● **SET PROBLEM**:
Without including any images, repeat the data exactly.
** BEGIN DATA SHOWN **
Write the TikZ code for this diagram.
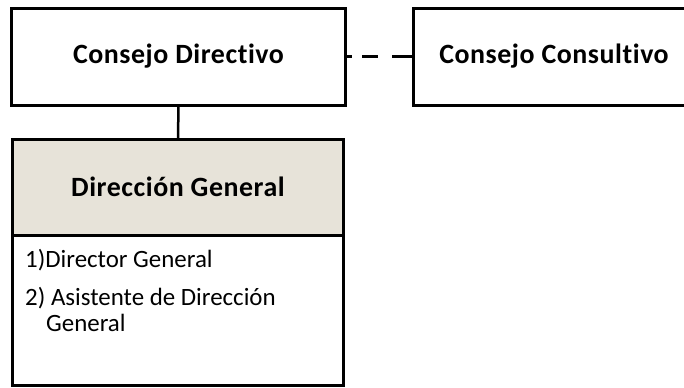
\documentclass[tikz,border=0pt]{standalone}
\usepackage{fontspec}
\setmainfont[Ligatures=NoCommon]{Carlito}
\newfontfamily\titlefam[Ligatures=NoCommon, LetterSpace=2]{Carlito}
\definecolor{hdrfill}{HTML}{E7E3D9}
\tikzset{
  box/.style={draw=black, line width=3bp, inner sep=0pt, outer sep=0pt, align=center},
  titlefont/.style={font=\titlefam\fontsize{28}{30}\selectfont\bfseries},
  bodyfont/.style={font=\fontsize{25}{26}\selectfont},
  link/.style={line width=2.5bp},
}
\begin{document}
\begin{tikzpicture}[x=1bp,y=-1bp]
\useasboundingbox (0,0) rectangle (684,387);
\node[box, titlefont, minimum width=333bp, minimum height=97bp] (cd) at (178.5,56.5) {Consejo Directivo};
\node[box, minimum width=287bp, minimum height=97bp] (cc) at (556.5,56.5) {};
\node[titlefont, anchor=center] (cctext) at (554,56.5) {Consejo Consultivo};
\node[box, fill=hdrfill, titlefont, minimum width=330bp, minimum height=96bp] (dg) at (178,187) {Dirección General};
\node[box, minimum width=330bp, minimum height=150bp, anchor=north] (body) at (dg.south) {};
\node[bodyfont, anchor=base west, inner sep=0pt] (l1) at (25,267) {1)Director General};
\node[bodyfont, anchor=base west, inner sep=0pt] (l2) at (25,305) {2) Asistente de Dirección};
\node[bodyfont, anchor=base west, inner sep=0pt] (l3) at (46,331) {General};
\draw[link] (cd.south) -- (dg.north);
\draw[link, dash pattern=on 7bp off 10bp on 16bp off 14bp on 30bp] (cd.east) -- (cc.west);
\end{tikzpicture}
\end{document}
** END DATA SHOWN **
● **WORKED SOLUTION**:
Write the TikZ code for this diagram.
\documentclass[tikz,border=0pt]{standalone}
\usepackage{fontspec}
\setmainfont[Ligatures=NoCommon]{Carlito}
\newfontfamily\titlefam[Ligatures=NoCommon, LetterSpace=2]{Carlito}
\definecolor{hdrfill}{HTML}{E7E3D9}
\tikzset{
  box/.style={draw=black, line width=3bp, inner sep=0pt, outer sep=0pt, align=center},
  titlefont/.style={font=\titlefam\fontsize{28}{30}\selectfont\bfseries},
  bodyfont/.style={font=\fontsize{25}{26}\selectfont},
  link/.style={line width=2.5bp},
}
\begin{document}
\begin{tikzpicture}[x=1bp,y=-1bp]
\useasboundingbox (0,0) rectangle (684,387);
\node[box, titlefont, minimum width=333bp, minimum height=97bp] (cd) at (178.5,56.5) {Consejo Directivo};
\node[box, minimum width=287bp, minimum height=97bp] (cc) at (556.5,56.5) {};
\node[titlefont, anchor=center] (cctext) at (554,56.5) {Consejo Consultivo};
\node[box, fill=hdrfill, titlefont, minimum width=330bp, minimum height=96bp] (dg) at (178,187) {Dirección General};
\node[box, minimum width=330bp, minimum height=150bp, anchor=north] (body) at (dg.south) {};
\node[bodyfont, anchor=base west, inner sep=0pt] (l1) at (25,267) {1)Director General};
\node[bodyfont, anchor=base west, inner sep=0pt] (l2) at (25,305) {2) Asistente de Dirección};
\node[bodyfont, anchor=base west, inner sep=0pt] (l3) at (46,331) {General};
\draw[link] (cd.south) -- (dg.north);
\draw[link, dash pattern=on 7bp off 10bp on 16bp off 14bp on 30bp] (cd.east) -- (cc.west);
\end{tikzpicture}
\end{document}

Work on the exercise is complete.